The Republicans' Frankenstein shutdown

This is an alarming sign that an extremist wing has completely taken over at least one side of the benches in the U.S. Congress. A minority within a minority party is now setting us on a course toward catastrophe.

For now, the shutdown has created a few annoyances, like national park closures, but surely the effects are rippling out into frozen paychecks, and if the U.S. defaults, then all bets are off.

Even the head of the International Monetary Fund, Christine Lagarde, warned on the show Meet The Press, that a U.S. default would bring "massive disruption the world over."

This could be the beginning of a culmination of developments which have allowed the Republican party to be dominated by the extreme right wing. It is the right wing that sought to keep the U.S. from progressing into the 21st century by starting a storm over a simple health care reform that barely comes close to anything being practiced already in Sweden or Canada.

In his Oct. 8 speech addressing the ongoing shutdown, President Barack Obama made the interesting statement that House Speaker John Boehner should not be pressured by members within his own party. This was an interesting observation because it means that while Boehner might be your typical Washington bureaucrat, the driving force behind the shutdown are the extremists which can range from the Tea Party hyenas to radicals like Sen. Ted Cruz, one of the leaders of the shutdown movement.

The extremists, which also include luminaries of irrationality like Michele Bachmann, fear any sort of functioning social programs in this country that would provide less expensive healthcare or education.

They follow the free market, predatory capitalist philosophies of writers like Ayn Rand and economists like Milton Friedman, which glorify total privatization of society's basic needs such as healthcare and education.

Paul Ryan, Mitt Romney's running mate during the 2012 elections, was a major Rand devotee who would hand out free copies of her novels to his congressional office interns.

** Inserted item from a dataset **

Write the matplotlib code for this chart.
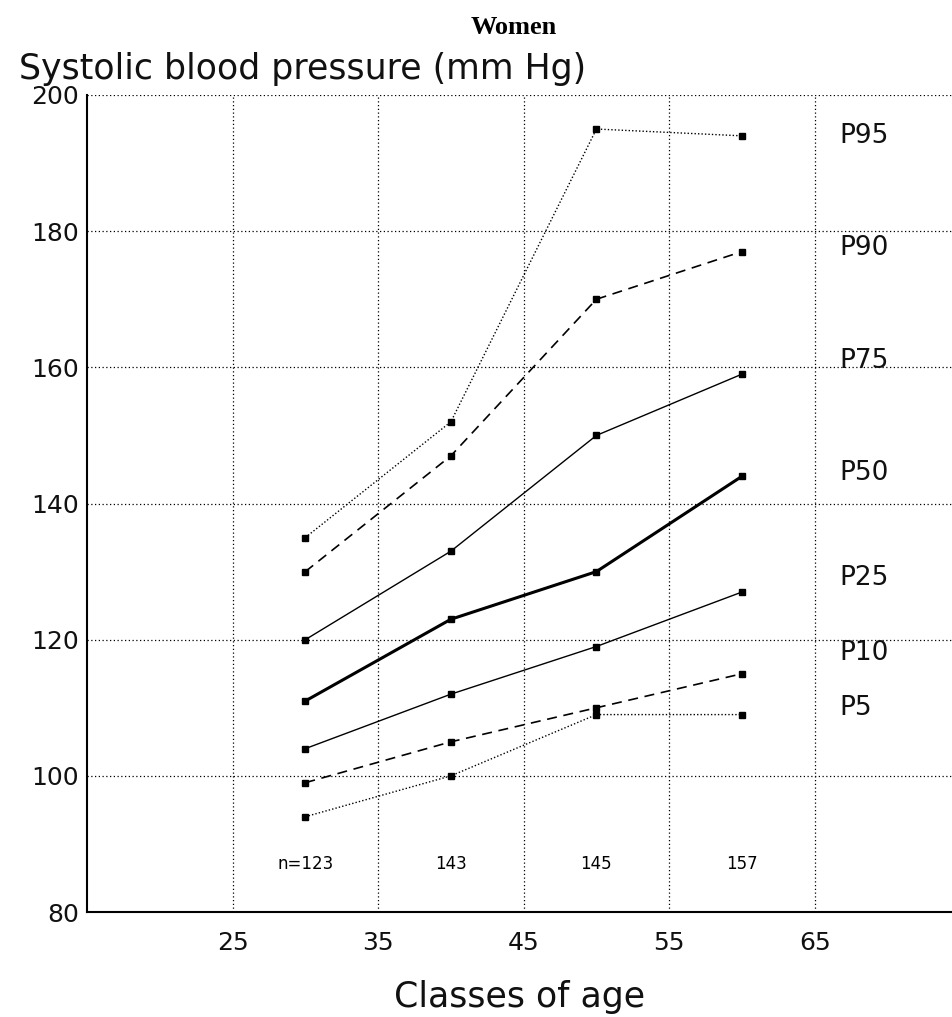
import matplotlib
matplotlib.use('Agg')
import matplotlib.pyplot as plt

# ── Data ──────────────────────────────────────────────────
AGES      = [30, 40, 50, 60]
P95       = [135, 152, 195, 194]
P90       = [130, 147, 170, 177]
P75       = [120, 133, 150, 159]
P50       = [111, 123, 130, 144]
P25       = [104, 112, 119, 127]
P10       = [99, 105, 110, 115]
P5        = [94, 100, 109, 109]
N_LABELS  = ['n=123', '143', '145', '157']
X_TICKS   = [25, 35, 45, 55, 65]
Y_TICKS   = [80, 100, 120, 140, 160, 180, 200]

# (values, label, linestyle, linewidth, label y)
series = [
    (P95, 'P95', (0, (1, 1.5)), 1.0, 194),
    (P90, 'P90', (0, (6, 4)),   1.2, 177.5),
    (P75, 'P75', '-',           1.0, 161),
    (P50, 'P50', '-',           2.2, 144.5),
    (P25, 'P25', '-',           1.0, 129),
    (P10, 'P10', (0, (6, 4)),   1.2, 118),
    (P5,  'P5',  (0, (1, 1.5)), 1.0, 110),
]

plt.rcParams['font.family'] = ['DejaVu Sans']

fig = plt.figure(figsize=(9.53, 10.17), dpi=100)
ax = fig.add_axes([0.0913, 0.1032, 0.9087, 0.8034])

for vals, name, ls, lw, ly in series:
    ax.plot(AGES, vals, color='black', linestyle=ls, linewidth=lw,
            marker='s', markersize=4.5)
    ax.text(66.7, ly, name, fontsize=19, color='#111111',
            ha='left', va='center')

for x, lab in zip(AGES, N_LABELS):
    ax.text(x, 87, lab, fontsize=12, ha='center', va='center')

ax.set_xlim(15, 74.5)
ax.set_ylim(80, 200)
ax.set_xticks(X_TICKS)
ax.set_yticks(Y_TICKS)
ax.tick_params(length=0, labelsize=18, labelcolor='#111111')
ax.tick_params(axis='x', pad=14)
ax.tick_params(axis='y', pad=6)
ax.grid(True, color='black', linestyle=(0, (1, 2)), linewidth=0.9)
ax.spines['top'].set_visible(False)
ax.spines['right'].set_visible(False)
ax.spines['left'].set_linewidth(1.5)
ax.spines['bottom'].set_linewidth(1.5)

ax.set_xlabel('Classes of age', fontsize=25, labelpad=18, color='#111111')
fig.text(0.02, 0.932, 'Systolic blood pressure (mm Hg)', fontsize=25,
         ha='left', va='center', color='#111111')
fig.text(0.539, 0.973, 'Women', fontsize=19, fontweight='bold',
         family='Liberation Serif', ha='center', va='center')

plt.savefig('out.png', dpi=100)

This is why in the latest round of talks to end the shutdown, Republicans demanded that any new deal also include budget cuts for Medicare and Medicaid

not surprising from a party whose rising stars read Rand titles like "The Virtue of Selfishness."

Now consider that a recent Wall Street Journal poll revealed dipping numbers for the GOP, including Cruz. Yet at the notoriously right-wing Values Voter Summit, he won the annual straw poll with 42 percent. This straw poll is usually seen as an indicator of who will lead the contenders list for the Republican presidential nomination come 2016. The WSJ poll also showed that 28 percent of all Americans view Cruz negatively, a poll he dismissed as "not reflective of where this country is," a typical, irrational response.

But irrationality is not alien to the modern Republican party which is also dominated by religious extremists with visions bordering on theocracy. Only at the Values Voter Summit would a political movement invite a speaker like author Joel Rosenberg, a religious fanatic who believes Israel and Iran are destined to clash in an End Times war that will usher in the return of Christ. This must be pointed out because it explains some of the kamikaze attitudes behind the shutdown.

The shutdown signals a frightening new page in American politics. These are quite literally banana republic tactics that are being employed, right here in America.

In 2003 the oil sector in Venezuela was completely dominated by the country's right-wing oligarchy, the self-entitled aristocracy. Fearing the radical reforms of Hugo Chavez, the bosses who owned Petroleos de Venezuela S.A., the nation's key oil producer, carried out a massive strike to cripple the Venezuelan economy and provoke mass chaos or better yet, a coup. The strike was broken when all of the old PDVSA staff members were fired and replaced with a new workforce.

Obviously the U.S. is not Venezuela, and Obama is not a revolutionary firebrand like the late Chavez, but he must stay firm and not compromise with a political virus that has infected the Republican Party, and is willing to destroy the country as long as it means halting anything perceived as too liberal or even worse, socialist.

Obama should learn from the battles fought during the Depression when Franklin D. Roosevelt faced radical opposition to the implementation of the New Deal. His immortal motto was, "Only thing we have to fear, is fear itself."

It rings even more true today because the great weapon the Republican Frankenstein's monster is wielding is fear. Fear of adjusting our system just a little, and fear of joining the rest of the industrialized, civilized world is what drives the radical wing of the GOP's campaign.

"Obamacare" is not the most ideal reform we would want as the dominant hegemonic power in the world. It falls short of providing any sort of real healthcare coverage, as seen in Germany or even tiny, red Cuba. Healthcare under the nation's new health insurance system remains deeply tied to private interests.

It is hard to tell what course Obama is now planning to take in order to stop the madness of the shutdown. Will he compromise? The president better think fast, because we may be witnessing the first flames of the bonfire of the republic.